Not wanting to squander billions of dollars worth of surplus fighter jets, the Turkish Air Force began mulling ways of extending the service life of their extant airframes. In 1995, their solution came in the form of an Israeli aerospace and defense company called Israel Aerospace Industries (IAI). This wouldn't be the only case of Israeli tech firms souping up legacy Cold War jet fighters. The MiG-21 LanceR of Romanian Air Force fame was famously upgraded to NATO standards by the firm Elbit Systems.

This means, of course, that the Phantom and the MiG now serve on the same team, mutually upgraded via Israel. On first impressions alone, the Turkish Phantom Terminator 2020 looks identical to that any other F-4E variant. But as you'll find, the real goodies of this jet are found underneath the aluminum and composite metal skin.

Thanks to replacing upwards of 20 km (12.4 miles) of wiring, hydraulic lines, and other various riff-raff, the F-4E Terminator 2020 weighs an impressive 750 kg (1,653 lbs) less than the American-spec F-4E. For reference, that's roughly three-quarters the weight of a first-gen Mazda MX-5 that the Turkish super Phantom doesn't have to lug around. But that's not even close to all the neat tech the Phantom Terminator 2020 flies into battle carrying.

Turkish F\-4 Terminator 2020
Photo: Ron Eisele
The American F-4E's Westinghouse AN/APQ-120 radar was lauded as a solidly dependable suite in its day. As compact and powerful as it may have been, it pales in comparison to the Elta EL/M-2032 pulse Doppler radar system now shoved inside Terminator 2020 airframes. Originally built to serve a canceled attempt by the Israelis to build a domestic equivalent to the F-16, IAI's also upgraded F-16s, F-5s, Mirage IIIs, Sea Harriers, and a few others with the same system.

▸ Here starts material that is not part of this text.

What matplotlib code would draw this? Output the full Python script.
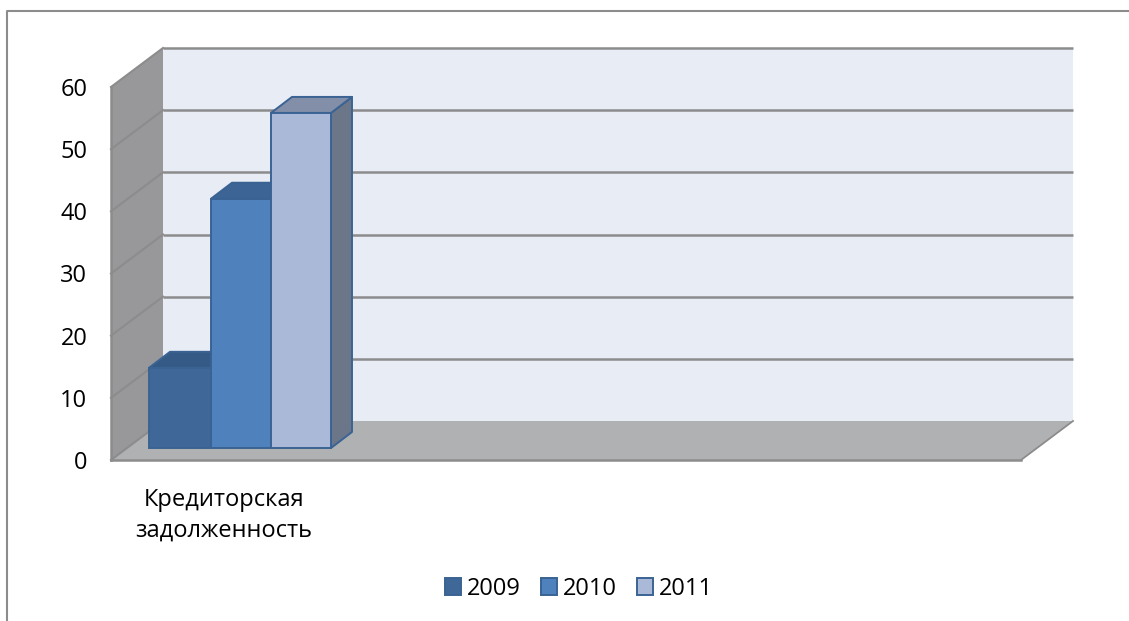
import matplotlib
matplotlib.use("Agg")
import matplotlib.pyplot as plt
from matplotlib.patches import Polygon, Rectangle
from matplotlib.lines import Line2D

categories = ["Кредиторская\nзадолженность"]
years = ["2009", "2010", "2011"]
values_2009 = [12.9]
values_2010 = [40.1]
values_2011 = [53.9]
y_ticks = [0, 10, 20, 30, 40, 50, 60]

front_cols = ["#3F6797", "#4F81BD", "#AAB9D7"]
top_cols = ["#345A85", "#3C6494", "#838FA8"]
side_cols = ["#345A85", "#3C6494", "#6B7689"]
edge_col = "#3A6394"
grid_col = "#8C8C8C"

plt.rcParams["font.family"] = ["Open Sans", "DejaVu Sans"]
W, H = 1129, 621
fig = plt.figure(figsize=(W / 100, H / 100), dpi=100)
# axes spans the front plane of the 3-D box: x in pixels from the left wall
L, R, B, T = 111, 1021, 460, 87
ax = fig.add_axes([L / W, 1 - B / H, (R - L) / W, (B - T) / H])
ax.set_xlim(0, R - L)
ax.set_ylim(0, 60)
for s in ax.spines.values():
    s.set_visible(False)
ax.patch.set_alpha(0)

u = (B - T) / 60          # pixels per value unit
DX, DY = 52, 39 / u       # box depth
dx, dy = 21, 16 / u       # bar depth
base = 12 / u             # bars stand in front of the axis plane

def poly(pts, **kw):
    ax.add_patch(Polygon(pts, closed=True, clip_on=False, **kw))

# walls and floor
poly([(0, 0), (DX, DY), (DX, 60 + DY), (0, 60)], fc="#98989A", ec="none", zorder=1)
poly([(DX, DY), (R - L + DX, DY), (R - L + DX, 60 + DY), (DX, 60 + DY)],
     fc="#E8ECF5", ec="none", zorder=1)
poly([(0, 0), (DX, DY), (R - L + DX, DY), (R - L, 0)], fc="#B0B1B3", ec="none", zorder=1)

# gridlines
for t in y_ticks:
    if t > 0:
        ax.plot([DX, R - L + DX], [t + DY, t + DY], color=grid_col, lw=1.8, clip_on=False, zorder=2,
                solid_capstyle="butt")
    ax.plot([0, DX], [t, t + DY], color=grid_col, lw=1.5, clip_on=False, zorder=2)
ax.plot([0, R - L], [0, 0], color=grid_col, lw=1.8, clip_on=False, zorder=2)
ax.plot([0, 0], [0, 60], color=grid_col, lw=1.8, clip_on=False, zorder=2)
ax.plot([R - L, R - L + DX], [0, DY], color=grid_col, lw=1.3, clip_on=False, zorder=2)

# bars
series = [values_2009, values_2010, values_2011]
lefts = [38, 100, 160]
widths = [62, 60, 60]
for i, vals in enumerate(series):
    v = vals[0]
    x0, w = lefts[i], widths[i]
    z = 3 + i
    poly([(x0 + w, base), (x0 + w + dx, base + dy), (x0 + w + dx, base + v + dy), (x0 + w, base + v)],
         fc=side_cols[i], ec=edge_col, lw=1.4, zorder=z, joinstyle="round")
    poly([(x0, base + v), (x0 + dx, base + v + dy), (x0 + w + dx, base + v + dy), (x0 + w, base + v)],
         fc=top_cols[i], ec=edge_col, lw=1.4, zorder=z, joinstyle="round")
    ax.bar(x0, v, width=w, bottom=base, align="edge", color=front_cols[i],
           edgecolor=edge_col, linewidth=1.4, clip_on=False, zorder=z + 0.5)

# axes labels
ax.set_yticks(y_ticks)
ax.tick_params(axis="y", length=0, pad=17, labelsize=17, labelcolor="black")
ax.set_xticks([113])
ax.set_xticklabels(categories, fontsize=17, linespacing=1.4)
ax.tick_params(axis="x", length=0, pad=20)

# legend
handles = [Rectangle((0, 0), 1, 1, fc=front_cols[i], ec=edge_col, lw=1.4) for i in range(3)]
fig.legend(handles, years, loc="center", bbox_to_anchor=(579 / W, 1 - 589 / H), ncol=3,
           frameon=False, fontsize=17, handlelength=0.68, handleheight=0.7,
           handletextpad=0.25, columnspacing=0.87, borderpad=0)

# outer frame
fig.add_artist(Line2D([7 / W, 7 / W, 1], [0, 1 - 11 / H, 1 - 11 / H], color="#8C8C8C", lw=1.5))

fig.savefig("out.png", dpi=100)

This absolute unit of radar is flanked by a modern suite of multifunctional displays (MFDs) that wouldn't look out of place on a fighter a quarter the age of this airframe. As for the pilot and radar operator helmets, they've been upgraded to support the modern Kaiser El-OP 976 wide-angle heads-up display (HUD) that'd be the envy of Vietnam-era Wild Weasel pilots. If any baddies do sneak up on this jet's six-o-clock, an Elta active electronic countermeasure (ECM) pod should help radar-guided missiles stay clear of this beast of a jet.

It's all in support of an ordnance package that's respectable even by gen-IV or V jet fighter standards. We're talking AIM-9 Sidewinder heat-seeking air-to-air missiles (AAMs), AIM-7 Sparrow radar AAMs, Popeye, AGM Maverick, and AGM HARM air-to-surface missiles (AGMs), Paveway II laser-guided bombs, various kinds of cluster bombs, and rockets. It's all made to work in harmony thanks to a Westinghouse AN/ASQ-153 Pave Spike laser-targeting pod that's mounted any time this jet uses Sparrow AAMs or Paveway II bombs.

That's a lot of technical jargon, admittedly. But hopefully, the point is now clear. The F-4 Terminator 2020 is not to be trifled with. That includes Russian Sukhois, MiGs, and their Chinese copies that Turkey's affiliation with NATO puts the Terminator 2020 at odds with. In a dogfight against the Russian Su-27 or the Chinese J-11, Terminator pilots are going to have their hands full. But if all goes to plan, a well-coordinated, over-the-horizon attack (OHA) prevents the Ruskis from spotting Phantoms in the first place.

Turkish F\-4 Terminator 2020
Photo: Key.aero
As of 2023, around 30 Terminator 2020s out of 54 upgraded airframes continue to fly with the Turkish Air Force and aren't intended to leave service until the early-to-mid 2030s. This would mean this upgraded jet's service life will be at least 30 years from its first deployment in the year 2000.

At the bare minimum, this means that the McDonnell Douglas F-4's lineage will have served for a scarcely believable 72 years and likely a little bit more than that. Apart from the C-47/DC-3 of World War II legend and the MiG-21, no other airframe on the planet has even come close. And no, North Korean MiG-15s and Il-28s don't count.